»»

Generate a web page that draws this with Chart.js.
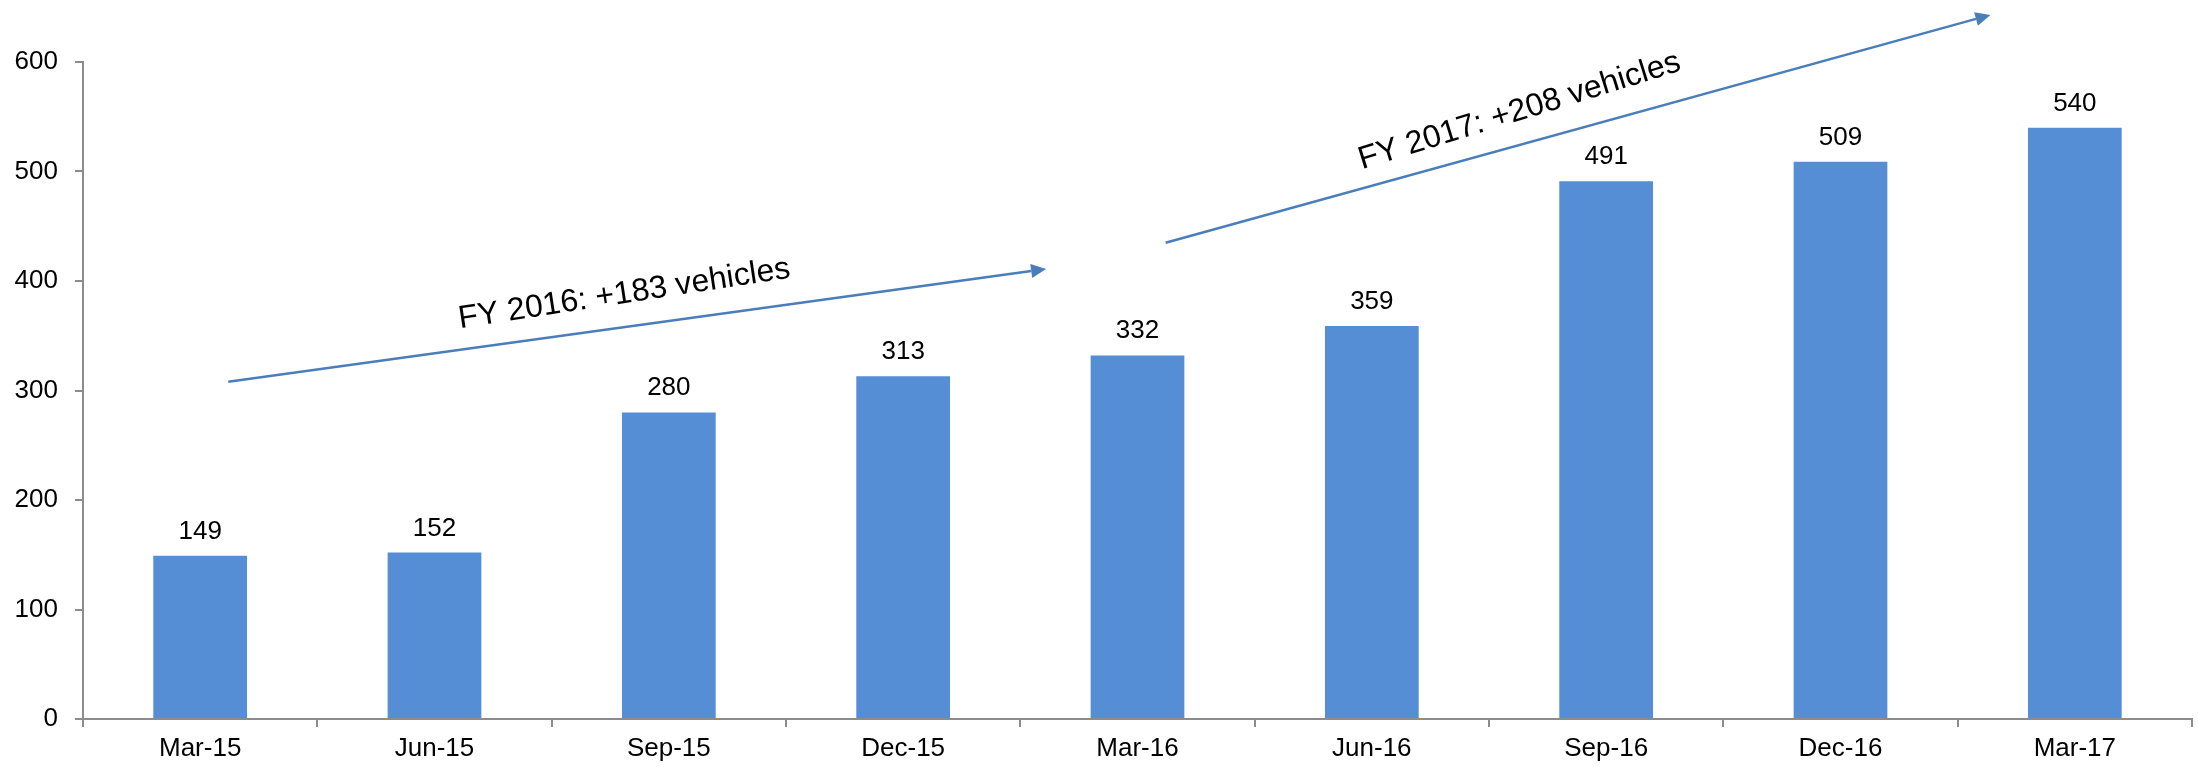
<!DOCTYPE html>
<html>
<head>
<meta charset="utf-8">
<script src="https://cdn.jsdelivr.net/npm/chart.js@4"></script>
<style>
  body { margin: 0; background: #fff; }
  #wrap { width: 2198px; height: 767px; position: relative; }
</style>
</head>
<body>
<div id="wrap"><canvas id="myChart"></canvas></div>
<script>
// chart data
const quarters = ["Mar-15", "Jun-15", "Sep-15", "Dec-15", "Mar-16", "Jun-16", "Sep-16", "Dec-16", "Mar-17"];
const vehicles = [149, 152, 280, 313, 332, 359, 491, 509, 540];
const yTicks = [0, 100, 200, 300, 400, 500, 600];

// annotation texts
const arrowTexts = ["FY 2016: +183 vehicles", "FY 2017: +208 vehicles"];

// arrows in data units (x = category index, y = value)
const arrows = [
    {from: [0.12, 308], to: [3.61, 411], label: [1.81, 388], angle: -8.7},
    {from: [4.12, 435], to: [7.64, 643], label: [5.63, 555], angle: -17.2}
];

const FONT = '"Liberation Sans", Arial, sans-serif';
const ARROW_COLOR = '#4a7ebb';

const extras = {
    id: 'extras',
    afterDatasetsDraw(chart){
        const ctx = chart.ctx;
        const meta = chart.getDatasetMeta(0);
        ctx.save();
        // value labels above bars
        ctx.font = `26px ${FONT}`;
        ctx.fillStyle = '#000';
        ctx.textAlign = 'center';
        ctx.textBaseline = 'alphabetic';
        meta.data.forEach((bar, i) => {
            ctx.fillText(String(vehicles[i]), bar.x, bar.y - 17);
        });

        // trend arrows
        const xs = chart.scales.x, ys = chart.scales.y;
        arrows.forEach((a, i) => {
            const x1 = xs.getPixelForValue(a.from[0]), y1 = ys.getPixelForValue(a.from[1]);
            const x2 = xs.getPixelForValue(a.to[0]), y2 = ys.getPixelForValue(a.to[1]);
            const ang = Math.atan2(y2 - y1, x2 - x1);
            const headLen = 15, headW = 7;
            const bx = x2 - headLen * Math.cos(ang), by = y2 - headLen * Math.sin(ang);

            ctx.strokeStyle = ARROW_COLOR;
            ctx.lineWidth = 2.5;
            ctx.beginPath();
            ctx.moveTo(x1, y1);
            ctx.lineTo(bx, by);
            ctx.stroke();

            ctx.fillStyle = ARROW_COLOR;
            ctx.beginPath();
            ctx.moveTo(x2, y2);
            ctx.lineTo(bx + headW * Math.sin(ang), by - headW * Math.cos(ang));
            ctx.lineTo(bx - headW * Math.sin(ang), by + headW * Math.cos(ang));
            ctx.closePath();
            ctx.fill();

            const lx = xs.getPixelForValue(a.label[0]), ly = ys.getPixelForValue(a.label[1]);
            ctx.save();
            ctx.translate(lx, ly);
            ctx.rotate(a.angle * Math.PI / 180);
            ctx.font = `32px ${FONT}`;
            ctx.fillStyle = '#000';
            ctx.textAlign = 'center';
            ctx.textBaseline = 'middle';
            ctx.fillText(arrowTexts[i], 0, 0);
            ctx.restore();
        });
        ctx.restore();
    }
};

new Chart(document.getElementById('myChart'), {
    type: 'bar',
    data: {
        labels: quarters,
        datasets: [{
            data: vehicles,
            backgroundColor: '#558ed5',
            borderWidth: 0,
            categoryPercentage: 1,
            barPercentage: 0.4
        }]
    },
    options: {
        responsive: true,
        maintainAspectRatio: false,
        animation: false,
        layout: {padding: {top: 62, right: 6, left: 0, bottom: 0}},
        plugins: {
            legend: {display: false},
            tooltip: {enabled: false}
        },
        scales: {
            x: {
                grid: {drawOnChartArea: false, drawTicks: true, tickLength: 8, color: '#8c8c8c', lineWidth: 2},
                border: {color: '#8c8c8c', width: 2},
                ticks: {color: '#000', font: {family: FONT, size: 26}, padding: 6, maxRotation: 0},
                afterFit(scale){ scale.height = 48; }
            },
            y: {
                min: yTicks[0],
                max: yTicks[yTicks.length - 1],
                afterBuildTicks(scale){ scale.ticks = yTicks.map(v => ({value: v})); },
                grid: {drawOnChartArea: false, drawTicks: true, tickLength: 8, color: '#8c8c8c', lineWidth: 2},
                border: {color: '#8c8c8c', width: 2},
                ticks: {color: '#000', font: {family: FONT, size: 26}, padding: 17},
                afterFit(scale){ scale.width = 83; }
            }
        }
    },
    plugins: [extras]
});
</script>
</body>
</html>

««

● **WHAT THE EXERCISE ASKS**: Write down every line from the opening of the listing to the line with "ctx.stroke();", both included, and nothing else; the pictures are omitted.

● **SOLUTION TO THIS PROBLEM**:
Generate a web page that draws this with Chart.js.
<!DOCTYPE html>
<html>
<head>
<meta charset="utf-8">
<script src="https://cdn.jsdelivr.net/npm/chart.js@4"></script>
<style>
  body { margin: 0; background: #fff; }
  #wrap { width: 2198px; height: 767px; position: relative; }
</style>
</head>
<body>
<div id="wrap"><canvas id="myChart"></canvas></div>
<script>
// chart data
const quarters = ["Mar-15", "Jun-15", "Sep-15", "Dec-15", "Mar-16", "Jun-16", "Sep-16", "Dec-16", "Mar-17"];
const vehicles = [149, 152, 280, 313, 332, 359, 491, 509, 540];
const yTicks = [0, 100, 200, 300, 400, 500, 600];

// annotation texts
const arrowTexts = ["FY 2016: +183 vehicles", "FY 2017: +208 vehicles"];

// arrows in data units (x = category index, y = value)
const arrows = [
    {from: [0.12, 308], to: [3.61, 411], label: [1.81, 388], angle: -8.7},
    {from: [4.12, 435], to: [7.64, 643], label: [5.63, 555], angle: -17.2}
];

const FONT = '"Liberation Sans", Arial, sans-serif';
const ARROW_COLOR = '#4a7ebb';

const extras = {
    id: 'extras',
    afterDatasetsDraw(chart){
        const ctx = chart.ctx;
        const meta = chart.getDatasetMeta(0);
        ctx.save();
        // value labels above bars
        ctx.font = `26px ${FONT}`;
        ctx.fillStyle = '#000';
        ctx.textAlign = 'center';
        ctx.textBaseline = 'alphabetic';
        meta.data.forEach((bar, i) => {
            ctx.fillText(String(vehicles[i]), bar.x, bar.y - 17);
        });

        // trend arrows
        const xs = chart.scales.x, ys = chart.scales.y;
        arrows.forEach((a, i) => {
            const x1 = xs.getPixelForValue(a.from[0]), y1 = ys.getPixelForValue(a.from[1]);
            const x2 = xs.getPixelForValue(a.to[0]), y2 = ys.getPixelForValue(a.to[1]);
            const ang = Math.atan2(y2 - y1, x2 - x1);
            const headLen = 15, headW = 7;
            const bx = x2 - headLen * Math.cos(ang), by = y2 - headLen * Math.sin(ang);

            ctx.strokeStyle = ARROW_COLOR;
            ctx.lineWidth = 2.5;
            ctx.beginPath();
            ctx.moveTo(x1, y1);
            ctx.lineTo(bx, by);
            ctx.stroke();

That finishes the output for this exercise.